Abercrombie & Fitch Co. (A&F), based in Ohio, is under pressure after a controversial 2006 magazine interview with CEO Mike Jeffries surfaced this month. A&F, known for its ads featuring bare-chested models, is now feeling the pinch, and the company’s sales have been declining.
According to A&F’s unaudited consolidated statements, released on May 24, revenue decreased by nearly 9 percent in the first quarter of 2012, to $839 million from $921 million during the same period in 2013. The company also reported a $7 million net loss for the quarter, which was better than the $21 million loss during the same quarter in 2012.

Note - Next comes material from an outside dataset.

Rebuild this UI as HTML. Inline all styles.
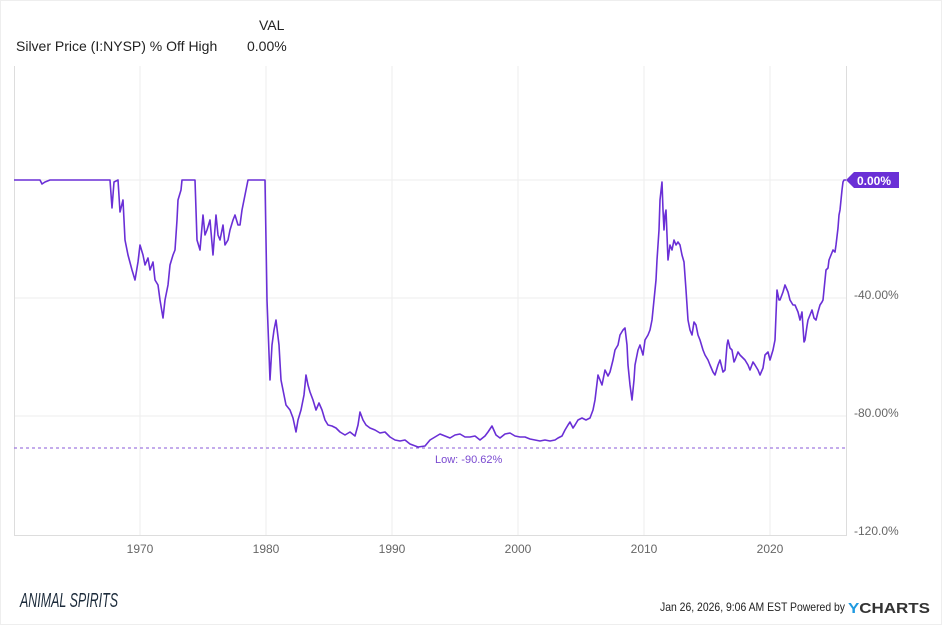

Although A&F’s international sales increased by 10 percent during the quarter, U.S. sales plummeted 17 percent, dragging down the company’s revenue. Sales in the United States make up nearly two-thirds of A&F’s total revenue.
The market reacted to the news by pushing A&F’s stock (NYSE: ANF) down 8 percent, or
$4.35, to $50.02 by the close of trading May 24. A&F shares shed another 0.9 percent, or $1.76, on May 28, despite gains of 0.7 percent for both the S&P 500 and Dow Jones Industrial Average, which closed at a record high.
Despite losing money during the quarter, the company announced a $0.20 dividend per share to be paid on June 18 to shareholders of record on June 3.
Digging Up the CEO’s Blunder
A&F’s CEO, Mike Jeffries, has been in the hot seat recently for a Jan. 4, 2006, interview with online magazine Salon.com. The article stated, “As far as Jeffries is concerned, America’s unattractive, overweight or otherwise undesirable teens can shop elsewhere.”
Jeffries was quoted in the article for having criticized other companies for “trying to target everybody: young, old, fat, skinny.” However, he said, “In every school there are the cool and popular kids, and then there are the not-so-cool kids.” “Candidly, we go after the cool kids. We go after the attractive all-American kid. … A lot of people don’t belong [in our clothes], and they can’t belong. Are we exclusionary? Absolutely.”
The Business Insider website was the first to dig up Jeffries’s blunder early in May. Soon, A&F found itself under attack through social media, with Jeffries issuing an apology on his Facebook page.
Benjamin O’Keefe, of Orlando, Fla., started a petition on the change.org website, asking the company in an emotional letter to change its attitude and also sell clothing for kids that don’t have the figure of a model.
In May, a man going by the pseudonym of Gkarber on YouTube began a crusade via social media to give Abercrombie’s clothes to homeless people. Within days, millions of people watched the video he posted on YouTube May 13, http://www.youtube.com/watch?v=O95DBxnXiSo. Since then, numerous other videos berating A&F have gone up. As of May 29, 7.4 million people have watched this particular video.
Testing Shareholders’ Resolve
How much this mishap has driven recent sales is unclear, but analysts are becoming weary. “The revenue miss is a negative sign to shareholders seeking high growth out of the company,” says a May 24 article on the Wall St. Cheat Sheet website.
The Cheat Sheet article explains why it believes shareholders should sell A&F shares, pointing to the latest earnings per share loss of $0.09, the company’s decreasing revenue and missing analyst expectations, but the article doesn’t provide specifics concerning actual shareholder flight.
A few stock price analysts suggest not buying or selling A&F stock, pointing to the company’s apparent inability to get its act together, its promotional overreach, and poor management of inventory.
According to the MarketWatch website, social sentiment, based on 984 Tweets, was moderately bearish, as of May 28.
Most analyst reports rated the company’s stock a buy in January and have not caught up with the latest earnings release. However, according to the Cheat Sheet, analysts are getting more and more negative on the company’s stock.
Yahoo Finance suggests in its May 24 article title, “Investors Bail on Beleaguered Brand,” and it questions if, despite the resilience of A&F’s stock price over the past month, this earnings report marks a turning point. However, it may still be premature to determine if long-term investors are bailing out by selling the stock.
Catering to a certain group of consumers is one thing, but a CEO offending and excluding nontarget consumers is another thing entirely, especially considering people’s ability to use social media today to make that blunder known to millions of the company’s most sought-after customers. A&F’s brand may be permanently stained because of this, and in the end, the company’s sales could further deteriorate as a result. Only time will tell.